Instantly, I was confused. “Why only $5?” I asked. “The rain check would be for $10, wouldn’t it?  That’s half the price of the second jar.”

“But your grand total would be $30 for the two jars, right?” she said. “That’s $15 per jar.  So you should pay $15 for this jar, not $10.”

I had to stop and think for a moment.  I mean, my brain couldn’t handle so many figures being thrown at me all at once.

 Finally, I said, “But I’m not buying two jars for $30.  I’m buying only one, because that’s all you have.  And if you give me $5 off on this jar instead of giving me a rain check, the next time I come in, I’ll have to pay full price for the second jar.”

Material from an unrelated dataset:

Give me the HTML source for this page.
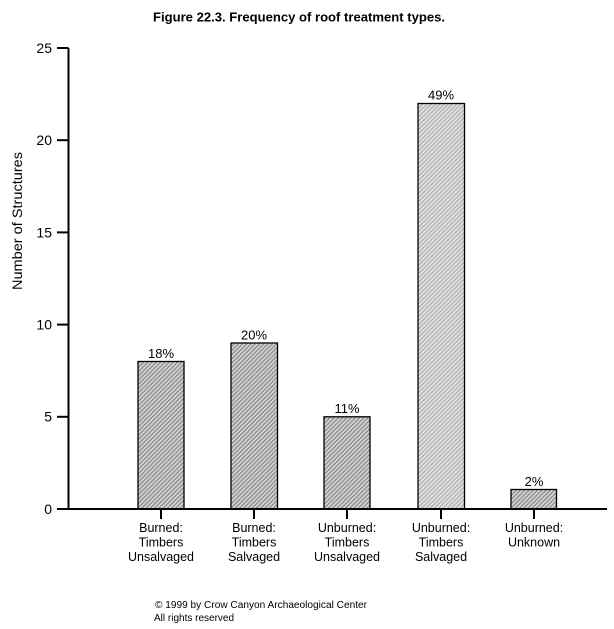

She nodded.  “That’s right.”

“Then my total for the two jars will be $15 for this one and $20 for the second.  That’s $35, not $30.  I’ll be losing $5.”

“As I said, it’s $30 for the two jars, or $15 each,” she repeated. “And what if you never do come back and buy a second jar from us?  Then we’ll lose money.”

As I stood there feeling completely confused, a customer who’d been standing in line behind me the entire time released a loud sigh and walked out of the store.  That’s when the cashier, who’d been silent up until then, suggested paging the manager to solve the problem.

The manager arrived at the register, where she patiently listened to each of us describe the face-cream dilemma.

“Give her $10 off this jar,” she said to the floor clerk, then authorized the discount and walked off.

The clerk handed my change to me and shook her head. “I still think we’re losing money.”

When I got home, to my embarrassment, I realized I’d grabbed the wrong jar of face cream off the shelf.  It was the right brand but the wrong product.  I usually use the moisturizing cream. This was the firming cream.

All I can say is that after all of the trouble I went through to get it, I’m still going to use the stuff...even if it makes my skin look like an alligator’s.